When using an environment map to render an object, we assume that the environment map is relatively position independent with respect to the object being rendering. This simply means, for example, that when we use a single environment map to render a shiny metallic teapot, we are assuming that the ``environments'' of all the points making up the teapot are all approximately the same. For convex objects such as a sphere that is relatively distant from the other objects making up the sphere's environment, this is a very reasonable assumption. For a non-convex object such as a shiny torus, the assumption is not very good because the torus, being non-convex, can reflect itself. Such inter-reflections are position dependent and therefore can not be captured by an environment map.

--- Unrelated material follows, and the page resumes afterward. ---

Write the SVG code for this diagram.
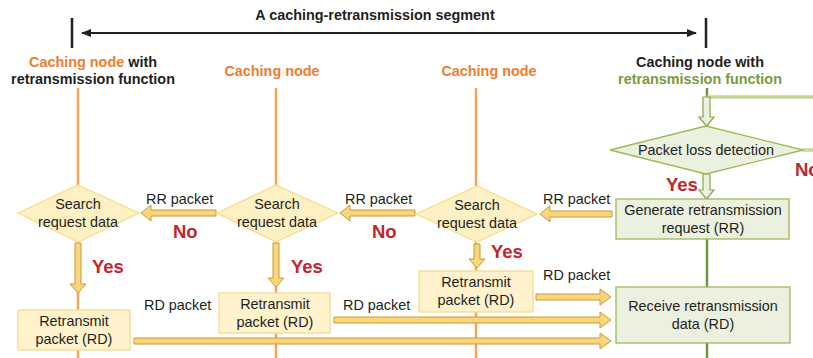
<svg xmlns="http://www.w3.org/2000/svg" width="813" height="358" viewBox="0 0 813 358">
<style>
text{font-family:"Liberation Sans",Arial,sans-serif;fill:#231f20}
.t{font-size:14.4px}
.b{font-size:14.4px;font-weight:bold}
.c{text-anchor:middle}
.or{fill:#ef7d30}
.gr{fill:#7a9a3d}
.red{font-size:18.5px;font-weight:bold;fill:#c1272d}
.ol{stroke:#f7a35c;stroke-width:2.5}
.yd{fill:#fdf0c2;stroke:#f8dc8a;stroke-width:1.3}
.yr{fill:#fff2cc;stroke:#f8dc8a;stroke-width:1.3}
.ya{fill:#f9d57c;stroke:#c99b35;stroke-width:1}
.gd{fill:#ebf1de;stroke:#9bbb59;stroke-width:1.3}
.ga{fill:#ebf1de;stroke:#88a84c;stroke-width:1.2}
</style>
<defs>
<marker id="ah" viewBox="0 0 10 10" refX="9" refY="5" markerWidth="5" markerHeight="5" orient="auto-start-reverse"><path d="M0,1 L10,5 L0,9 Z" fill="#231f20"/></marker>
</defs>
<rect width="813" height="358" fill="#fff"/>
<g id="segment">
<text class="b c" x="375" y="20">A caching-retransmission segment</text>
<line x1="72" y1="18" x2="72" y2="48" stroke="#231f20" stroke-width="2.5"/>
<line x1="706" y1="18" x2="706" y2="48" stroke="#231f20" stroke-width="2.5"/>
<line x1="82" y1="33" x2="696" y2="33" stroke="#231f20" stroke-width="2" marker-start="url(#ah)" marker-end="url(#ah)"/>
</g>
<g id="lifelines">
<line class="ol" x1="78" y1="88" x2="78" y2="358"/>
<line class="ol" x1="276" y1="88" x2="276" y2="358"/>
<line class="ol" x1="476" y1="88" x2="476" y2="358"/>
<line x1="707" y1="88" x2="707" y2="358" stroke="#77933c" stroke-width="2.5"/>
</g>
<g id="headers">
<text class="b c" x="93" y="67"><tspan class="or">Caching node</tspan> with</text>
<text class="b c" x="93" y="84">retransmission function</text>
<text class="b c or" x="272" y="76">Caching node</text>
<text class="b c or" x="489" y="76">Caching node</text>
<text class="b c" x="700" y="67">Caching node with</text>
<text class="b c gr" x="700" y="84">retransmission function</text>
</g>
<g id="connectors">
<line x1="707" y1="97" x2="813" y2="97" stroke="#c4d79b" stroke-width="3.5"/>
<line x1="802" y1="150" x2="813" y2="150" stroke="#c4d79b" stroke-width="3.5"/>
<path class="ga" d="M703,97 H710 V117 H714 L706.5,126 L699,117 H703 Z"/>
<path class="ga" d="M703,174 H710 V190 H714 L706.5,199 L699,190 H703 Z"/>
<path class="ya" d="M612,211 H550 V206 L540,214 L550,222 V217 H612 Z"/>
<path class="ya" d="M415,210 H350 V205 L340,213 L350,221 V216 H415 Z"/>
<path class="ya" d="M216,210 H151 V205 L141,213 L151,221 V216 H216 Z"/>
<path class="ya" d="M75,243 H81 V284 H86 L78,293 L70,284 H75 Z"/>
<path class="ya" d="M273,243 H279 V278 H284 L276,287 L268,278 H273 Z"/>
<path class="ya" d="M474,244 H480 V259 H485 L477,268 L469,259 H474 Z"/>
<path class="ya" d="M536,294 H600 V289 L611,297 L600,305 V300 H536 Z"/>
<path class="ya" d="M334,317 H600 V312 L611,320 L600,328 V323 H334 Z"/>
<path class="ya" d="M134,338 H600 V333 L611,341 L600,349 V344 H134 Z"/>
<text class="t" x="146" y="204">RR packet</text>
<text class="t" x="345" y="204">RR packet</text>
<text class="t" x="543" y="204">RR packet</text>
<text class="t" x="144" y="310">RD packet</text>
<text class="t" x="343" y="310">RD packet</text>
<text class="t" x="543" y="280">RD packet</text>
<text class="red" x="173" y="238">No</text>
<text class="red" x="372" y="238">No</text>
<text class="red" x="795" y="176">No</text>
<text class="red" x="92" y="273">Yes</text>
<text class="red" x="291" y="273">Yes</text>
<text class="red" x="491" y="258">Yes</text>
<text class="red" x="666" y="191">Yes</text>
</g>
<g id="loss-detection">
<path class="gd" d="M706,126 L803,150 L706,174 L610,150 Z"/>
<text class="t c" x="706" y="155">Packet loss detection</text>
</g>
<g id="generate-rr">
<rect class="gd" x="616" y="199" width="173" height="40"/>
<text class="t c" x="703" y="215">Generate retransmission</text>
<text class="t c" x="703" y="233">request (RR)</text>
</g>
<g id="receive-rd">
<rect class="gd" x="616" y="287" width="174" height="56"/>
<text class="t c" x="703" y="311">Receive retransmission</text>
<text class="t c" x="703" y="329">data (RD)</text>
</g>
<g id="search1">
<path class="yd" d="M78,185 L139,213 L78,242 L18,213 Z"/>
<text class="t c" x="78" y="209">Search</text>
<text class="t c" x="78" y="227">request data</text>
</g>
<g id="search2">
<path class="yd" d="M276,185 L338,213 L276,242 L217,213 Z"/>
<text class="t c" x="277" y="209">Search</text>
<text class="t c" x="277" y="227">request data</text>
</g>
<g id="search3">
<path class="yd" d="M477,186 L537,214 L477,242 L416,214 Z"/>
<text class="t c" x="477" y="210">Search</text>
<text class="t c" x="477" y="228">request data</text>
</g>
<g id="retransmit1">
<rect class="yr" x="18" y="310" width="112" height="40"/>
<text class="t c" x="74" y="326">Retransmit</text>
<text class="t c" x="74" y="344">packet (RD)</text>
</g>
<g id="retransmit2">
<rect class="yr" x="219" y="293" width="111" height="40"/>
<text class="t c" x="275" y="309">Retransmit</text>
<text class="t c" x="275" y="327">packet (RD)</text>
</g>
<g id="retransmit3">
<rect class="yr" x="419" y="271" width="114" height="41"/>
<text class="t c" x="476" y="287">Retransmit</text>
<text class="t c" x="476" y="305">packet (RD)</text>
</g>
</svg>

Even in a case such as a torus that has the opportunity for inter-reflections, we often still use environment mapping. The object's shiny surface simply will not reflect itself. Most observers will not even notice the lack of inter-reflections, particularly in the context of an animated scene. Environment mapping is often convincing even when applied in situations that, technically, are not well suited to the technique. The simple fact is that human observers are typically easily impressed by shiny rendered objects (they are a lot like raccoons in this respect) and are very trusting in the authenticity of reflections, particularly on complex curved surfaces.
Keep in mind that the environment of an object is a complete 360 degree panorama. This leads a problem when you try to encode the environment as a 2D texture. The implicit topology of OpenGL's 2D texturing functionality is that of an infinite plane with texture coordinates simply interpolated between vertices using (ideally) barycentric coordinates. Anyone versed in planar and spherical geometry understands the sort of problems this mismatch of topology creates.

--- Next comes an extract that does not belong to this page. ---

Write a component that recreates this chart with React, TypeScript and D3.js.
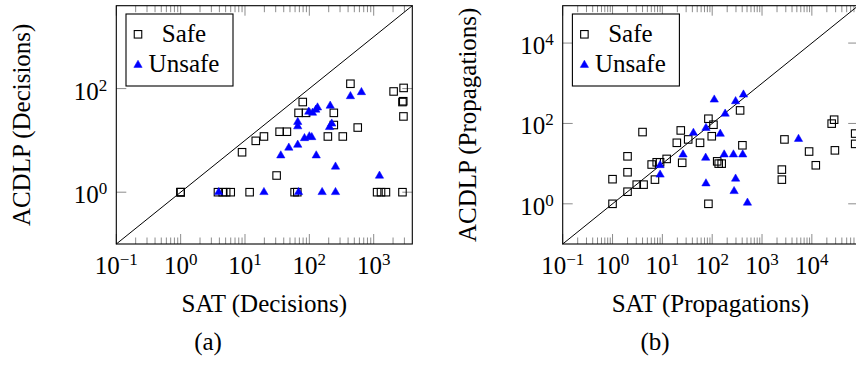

Before we can use OpenGL texturing for environment mapping, we must first decide on a parameterization of the environment that works given the way OpenGL interpolates texture coordinates. Multiple parameterizations are possible. Blinn and Newell originally described a cylindrical parameterization indexed by polar coordinates. Unfortunately, 2D texture coordinates parameterized as an abscissa and polar angle are not interpolated correctly by conventional texturing hardware as supported by OpenGL. Figure 65 demonstrates this point.

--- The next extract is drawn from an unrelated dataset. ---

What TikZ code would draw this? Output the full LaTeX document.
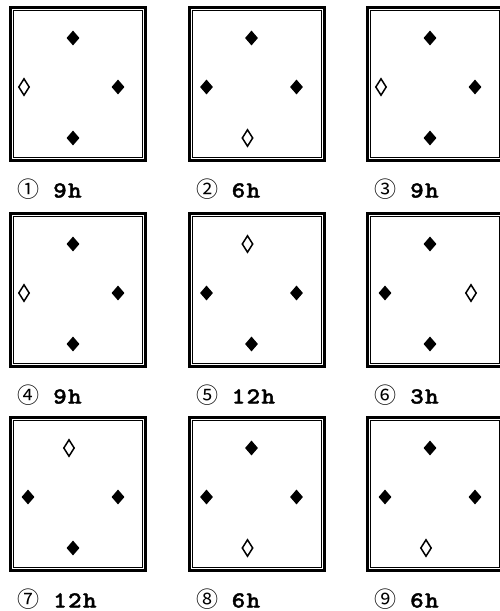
\documentclass[tikz,border=0pt]{standalone}
\usepackage{fontspec}
\usetikzlibrary{shapes.geometric, calc}
\newfontfamily\circfont{Noto Sans CJK JP}
\newfontfamily\hourfont[FakeStretch=1.12, LetterSpace=6, FakeBold=1.6]{lmmonolt10-bold.otf}

\begin{document}
\begin{tikzpicture}[
    x=1pt, y=-1pt,
    frame/.style={draw, line width=3pt, minimum width=135pt, minimum height=153pt, inner sep=0pt},
    inframe/.style={draw, line width=1pt, minimum width=129pt, minimum height=147pt, inner sep=0pt},
    full/.style={diamond, fill=black, inner sep=0pt, minimum width=13pt, minimum height=15pt},
    hollow/.style={diamond, draw, line width=1.5pt, fill=white, inner sep=0pt, minimum width=11pt, minimum height=17pt, xshift=-4pt},
    num/.style={font=\circfont\fontsize{22}{22}\selectfont, anchor=base, inner sep=0pt},
    hour/.style={font=\hourfont\fontsize{23}{23}\selectfont, anchor=base west, inner sep=0pt},
]
\useasboundingbox (0,0) rectangle (500,611);
\clip (0,0) rectangle (500,611);

% ── Panels: frame, four diamonds, number and hour ──
\foreach \k/\cx/\cy/\tp/\lf/\rt/\bt/\cn/\hr in {
    1/78/84/full/hollow/full/full/①/9h,
    2/256.5/84/full/full/full/hollow/②/6h,
    3/435/84/full/hollow/full/full/③/9h,
    4/78/290/full/hollow/full/full/④/9h,
    5/256.5/290/hollow/full/full/full/⑤/12h,
    6/435/290/full/full/hollow/full/⑥/3h,
    7/78/494/hollow/full/full/full/⑦/12h,
    8/256.5/494/full/full/full/hollow/⑧/6h,
    9/435/494/full/full/full/hollow/⑨/6h}
{
    \node[frame] (f\k) at (\cx,\cy) {};
    \node[inframe] (g\k) at (f\k) {};
    \node[\tp] (t\k) at ($(f\k.center)+(-5,-46)$) {};
    \node[\lf] (l\k) at ($(f\k.center)+(-50,3)$) {};
    \node[\rt] (r\k) at ($(f\k.center)+(40,3)$) {};
    \node[\bt] (b\k) at ($(f\k.center)+(-5,54)$) {};
    \node[num] (n\k) at ($(f\k.south west)+(19.5,35.5)$) {\cn};
    \node[hour] (h\k) at ($(f\k.south west)+(44,35.5)$) {\hr};
}

\end{tikzpicture}
\end{document}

Three common environment map parameterizations are sphere mapping, dual paraboloid mapping, and cube mapping. Each will be described in turn. Each parameterization has different advantages and disadvantages.
You can use environment maps to represent any effect that depends only upon a 3D orientation. These effects include specular and directional diffuse reflection, refraction, and Phong lighting. Several of these effects are discussed in the context of OpenGL's sphere mapping capability, but they are applicable to other parameterizations as well.